— Exercise brief —
For each line that holds "React", copy the line out.

— Source material —

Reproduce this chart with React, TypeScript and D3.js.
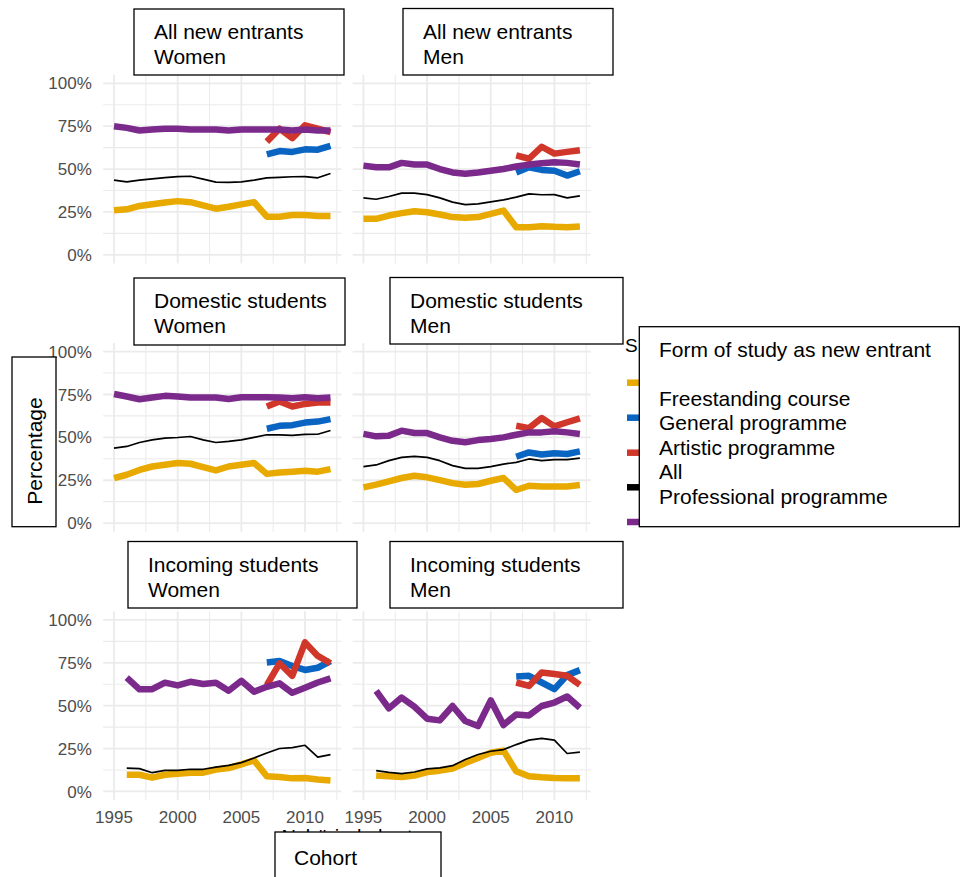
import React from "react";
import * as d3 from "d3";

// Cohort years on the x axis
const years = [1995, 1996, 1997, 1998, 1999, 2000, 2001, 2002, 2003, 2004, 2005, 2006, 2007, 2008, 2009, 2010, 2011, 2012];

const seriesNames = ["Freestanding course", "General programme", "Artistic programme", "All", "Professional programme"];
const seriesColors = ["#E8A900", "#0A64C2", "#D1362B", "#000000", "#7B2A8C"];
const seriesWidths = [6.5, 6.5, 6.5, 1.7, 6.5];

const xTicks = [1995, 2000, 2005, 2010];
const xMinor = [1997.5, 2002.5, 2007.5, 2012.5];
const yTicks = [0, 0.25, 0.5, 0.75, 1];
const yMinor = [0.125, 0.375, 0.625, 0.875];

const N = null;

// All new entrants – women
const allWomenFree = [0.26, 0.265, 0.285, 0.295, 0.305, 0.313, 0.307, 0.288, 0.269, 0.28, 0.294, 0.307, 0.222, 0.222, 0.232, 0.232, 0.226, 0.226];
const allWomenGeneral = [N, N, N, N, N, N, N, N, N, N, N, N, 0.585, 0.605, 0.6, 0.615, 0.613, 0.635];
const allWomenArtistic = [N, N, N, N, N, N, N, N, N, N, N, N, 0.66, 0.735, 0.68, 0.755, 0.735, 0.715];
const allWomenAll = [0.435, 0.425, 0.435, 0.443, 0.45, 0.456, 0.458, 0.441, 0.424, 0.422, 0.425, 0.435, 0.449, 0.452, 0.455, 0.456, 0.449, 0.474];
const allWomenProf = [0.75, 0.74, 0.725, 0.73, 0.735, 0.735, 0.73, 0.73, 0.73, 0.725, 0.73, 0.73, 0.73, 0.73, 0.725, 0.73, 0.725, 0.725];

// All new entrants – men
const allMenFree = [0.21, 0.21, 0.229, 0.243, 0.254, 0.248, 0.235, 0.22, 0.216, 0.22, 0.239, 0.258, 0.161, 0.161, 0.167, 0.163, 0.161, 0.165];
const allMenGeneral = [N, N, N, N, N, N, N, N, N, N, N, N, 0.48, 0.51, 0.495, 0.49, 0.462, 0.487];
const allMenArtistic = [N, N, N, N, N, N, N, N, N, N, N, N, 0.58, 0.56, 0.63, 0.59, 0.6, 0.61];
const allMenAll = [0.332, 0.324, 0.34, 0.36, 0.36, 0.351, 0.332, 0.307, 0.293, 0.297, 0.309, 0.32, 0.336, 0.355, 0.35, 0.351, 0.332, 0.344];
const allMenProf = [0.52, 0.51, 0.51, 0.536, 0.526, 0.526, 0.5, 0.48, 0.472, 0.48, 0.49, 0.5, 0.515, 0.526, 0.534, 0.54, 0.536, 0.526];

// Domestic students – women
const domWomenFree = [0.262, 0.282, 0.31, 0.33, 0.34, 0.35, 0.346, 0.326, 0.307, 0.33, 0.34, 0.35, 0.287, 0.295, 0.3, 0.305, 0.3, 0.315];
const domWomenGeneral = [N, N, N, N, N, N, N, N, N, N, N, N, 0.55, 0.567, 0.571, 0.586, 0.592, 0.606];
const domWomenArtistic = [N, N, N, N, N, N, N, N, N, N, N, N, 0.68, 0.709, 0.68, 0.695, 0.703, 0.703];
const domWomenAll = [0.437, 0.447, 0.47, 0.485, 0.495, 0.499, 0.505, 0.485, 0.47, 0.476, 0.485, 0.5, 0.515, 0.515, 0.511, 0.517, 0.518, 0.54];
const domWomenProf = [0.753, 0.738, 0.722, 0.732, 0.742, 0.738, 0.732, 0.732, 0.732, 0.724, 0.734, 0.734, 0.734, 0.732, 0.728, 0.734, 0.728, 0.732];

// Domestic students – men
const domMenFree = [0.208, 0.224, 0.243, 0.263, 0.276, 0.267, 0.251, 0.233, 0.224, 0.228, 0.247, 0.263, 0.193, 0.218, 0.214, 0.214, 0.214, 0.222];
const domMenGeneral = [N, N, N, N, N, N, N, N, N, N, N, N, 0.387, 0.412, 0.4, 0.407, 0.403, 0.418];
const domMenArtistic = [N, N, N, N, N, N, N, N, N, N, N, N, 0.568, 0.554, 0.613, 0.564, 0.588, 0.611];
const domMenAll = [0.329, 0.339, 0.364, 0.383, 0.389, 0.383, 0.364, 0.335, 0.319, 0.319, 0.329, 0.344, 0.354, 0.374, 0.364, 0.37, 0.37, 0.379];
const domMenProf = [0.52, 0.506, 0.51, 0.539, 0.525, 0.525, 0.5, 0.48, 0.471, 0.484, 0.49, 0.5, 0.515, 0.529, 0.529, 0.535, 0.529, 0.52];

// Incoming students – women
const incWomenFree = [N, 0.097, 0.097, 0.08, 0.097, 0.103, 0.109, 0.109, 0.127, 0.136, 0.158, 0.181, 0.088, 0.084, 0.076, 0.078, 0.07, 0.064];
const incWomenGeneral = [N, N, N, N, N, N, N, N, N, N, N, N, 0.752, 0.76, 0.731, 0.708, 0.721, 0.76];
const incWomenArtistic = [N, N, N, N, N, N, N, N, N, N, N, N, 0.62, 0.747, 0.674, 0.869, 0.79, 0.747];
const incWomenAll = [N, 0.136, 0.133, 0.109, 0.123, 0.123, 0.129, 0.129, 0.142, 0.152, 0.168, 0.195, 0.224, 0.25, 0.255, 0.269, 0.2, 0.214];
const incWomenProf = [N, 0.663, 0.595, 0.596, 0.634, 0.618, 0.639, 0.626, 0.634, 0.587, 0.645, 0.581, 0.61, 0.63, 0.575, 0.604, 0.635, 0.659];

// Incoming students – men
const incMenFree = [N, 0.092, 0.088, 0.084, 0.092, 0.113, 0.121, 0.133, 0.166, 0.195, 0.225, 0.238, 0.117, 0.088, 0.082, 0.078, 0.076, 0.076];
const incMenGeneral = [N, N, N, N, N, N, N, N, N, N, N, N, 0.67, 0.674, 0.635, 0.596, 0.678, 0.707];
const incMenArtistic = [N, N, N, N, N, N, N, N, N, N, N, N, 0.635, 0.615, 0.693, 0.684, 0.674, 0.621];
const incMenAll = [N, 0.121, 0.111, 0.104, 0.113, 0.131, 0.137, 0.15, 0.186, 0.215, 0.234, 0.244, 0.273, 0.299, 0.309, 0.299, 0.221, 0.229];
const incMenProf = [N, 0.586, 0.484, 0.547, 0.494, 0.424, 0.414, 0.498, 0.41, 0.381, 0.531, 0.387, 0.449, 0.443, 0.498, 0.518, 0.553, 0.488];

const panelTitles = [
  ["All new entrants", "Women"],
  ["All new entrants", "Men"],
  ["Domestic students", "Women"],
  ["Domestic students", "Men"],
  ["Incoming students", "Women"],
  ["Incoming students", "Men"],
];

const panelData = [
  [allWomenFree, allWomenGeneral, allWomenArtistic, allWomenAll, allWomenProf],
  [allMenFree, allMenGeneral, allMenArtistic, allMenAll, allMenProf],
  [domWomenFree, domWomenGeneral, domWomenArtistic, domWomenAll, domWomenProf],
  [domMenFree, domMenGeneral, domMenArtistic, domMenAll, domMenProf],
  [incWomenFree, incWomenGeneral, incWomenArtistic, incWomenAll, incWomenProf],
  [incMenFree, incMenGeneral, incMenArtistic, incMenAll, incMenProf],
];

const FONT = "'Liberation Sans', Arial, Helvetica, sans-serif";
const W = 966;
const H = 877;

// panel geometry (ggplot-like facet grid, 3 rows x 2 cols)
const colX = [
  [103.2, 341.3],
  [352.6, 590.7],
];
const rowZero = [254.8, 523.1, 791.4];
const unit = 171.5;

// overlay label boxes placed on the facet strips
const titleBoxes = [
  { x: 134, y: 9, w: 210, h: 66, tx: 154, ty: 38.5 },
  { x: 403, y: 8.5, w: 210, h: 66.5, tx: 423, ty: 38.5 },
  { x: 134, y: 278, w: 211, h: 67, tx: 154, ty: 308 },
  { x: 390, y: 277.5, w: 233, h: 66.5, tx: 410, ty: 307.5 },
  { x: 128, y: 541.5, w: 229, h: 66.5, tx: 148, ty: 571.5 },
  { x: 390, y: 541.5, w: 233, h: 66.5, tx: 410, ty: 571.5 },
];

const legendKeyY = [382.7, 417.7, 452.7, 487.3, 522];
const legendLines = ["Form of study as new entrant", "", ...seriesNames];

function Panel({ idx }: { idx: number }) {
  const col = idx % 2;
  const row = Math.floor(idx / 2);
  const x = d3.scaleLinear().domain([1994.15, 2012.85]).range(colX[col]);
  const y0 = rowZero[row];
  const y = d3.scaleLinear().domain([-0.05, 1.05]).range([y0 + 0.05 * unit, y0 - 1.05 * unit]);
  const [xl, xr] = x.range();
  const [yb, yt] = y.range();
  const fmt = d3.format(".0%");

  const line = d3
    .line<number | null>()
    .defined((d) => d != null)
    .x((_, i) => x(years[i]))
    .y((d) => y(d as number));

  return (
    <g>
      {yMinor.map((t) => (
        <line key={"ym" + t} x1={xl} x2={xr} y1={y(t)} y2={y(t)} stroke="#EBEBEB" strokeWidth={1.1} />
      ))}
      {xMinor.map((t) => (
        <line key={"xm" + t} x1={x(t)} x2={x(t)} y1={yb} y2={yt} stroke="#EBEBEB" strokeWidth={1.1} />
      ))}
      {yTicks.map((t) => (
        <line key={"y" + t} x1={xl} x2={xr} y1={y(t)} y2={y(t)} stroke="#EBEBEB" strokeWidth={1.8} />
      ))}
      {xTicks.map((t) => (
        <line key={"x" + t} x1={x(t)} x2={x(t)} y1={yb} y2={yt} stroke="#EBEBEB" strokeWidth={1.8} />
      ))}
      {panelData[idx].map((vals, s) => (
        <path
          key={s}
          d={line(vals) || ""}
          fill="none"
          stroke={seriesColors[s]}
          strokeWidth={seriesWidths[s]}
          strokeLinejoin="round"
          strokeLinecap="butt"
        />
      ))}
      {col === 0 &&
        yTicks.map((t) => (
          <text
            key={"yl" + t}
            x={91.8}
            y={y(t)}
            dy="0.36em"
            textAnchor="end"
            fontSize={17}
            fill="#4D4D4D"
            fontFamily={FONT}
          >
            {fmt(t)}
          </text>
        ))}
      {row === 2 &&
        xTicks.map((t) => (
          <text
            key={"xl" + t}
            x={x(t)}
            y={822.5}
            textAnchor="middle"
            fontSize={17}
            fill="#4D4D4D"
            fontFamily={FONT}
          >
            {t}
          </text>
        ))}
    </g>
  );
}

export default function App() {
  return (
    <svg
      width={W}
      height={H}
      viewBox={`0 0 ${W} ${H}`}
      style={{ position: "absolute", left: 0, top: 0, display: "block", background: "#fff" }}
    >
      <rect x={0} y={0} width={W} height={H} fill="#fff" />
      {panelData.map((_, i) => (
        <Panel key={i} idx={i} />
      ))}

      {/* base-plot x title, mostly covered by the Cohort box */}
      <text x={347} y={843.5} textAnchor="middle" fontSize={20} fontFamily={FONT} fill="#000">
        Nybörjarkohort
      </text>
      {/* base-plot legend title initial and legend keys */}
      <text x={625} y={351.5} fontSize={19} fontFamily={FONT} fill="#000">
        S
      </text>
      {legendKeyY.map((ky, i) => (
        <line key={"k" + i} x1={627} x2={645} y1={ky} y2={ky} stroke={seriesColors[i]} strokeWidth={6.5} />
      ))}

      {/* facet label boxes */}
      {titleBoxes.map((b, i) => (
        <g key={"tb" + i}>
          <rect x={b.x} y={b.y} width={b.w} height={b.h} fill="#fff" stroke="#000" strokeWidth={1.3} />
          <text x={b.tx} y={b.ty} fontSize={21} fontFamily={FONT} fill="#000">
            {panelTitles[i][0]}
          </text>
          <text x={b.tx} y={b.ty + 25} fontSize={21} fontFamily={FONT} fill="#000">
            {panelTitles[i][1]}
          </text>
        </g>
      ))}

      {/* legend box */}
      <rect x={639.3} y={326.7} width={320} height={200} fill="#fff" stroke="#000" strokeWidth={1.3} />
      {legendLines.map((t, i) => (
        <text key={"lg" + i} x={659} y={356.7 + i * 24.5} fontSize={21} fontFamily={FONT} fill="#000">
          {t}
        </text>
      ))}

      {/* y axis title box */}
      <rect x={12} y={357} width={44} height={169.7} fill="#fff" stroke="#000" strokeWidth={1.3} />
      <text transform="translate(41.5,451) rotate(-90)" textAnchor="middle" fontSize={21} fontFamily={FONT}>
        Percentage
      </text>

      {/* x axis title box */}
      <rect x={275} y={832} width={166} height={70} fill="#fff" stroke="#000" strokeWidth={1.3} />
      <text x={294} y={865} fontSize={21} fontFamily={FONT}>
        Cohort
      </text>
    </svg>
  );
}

— Answer to the problem —
Reproduce this chart with React, TypeScript and D3.js.
import React from "react";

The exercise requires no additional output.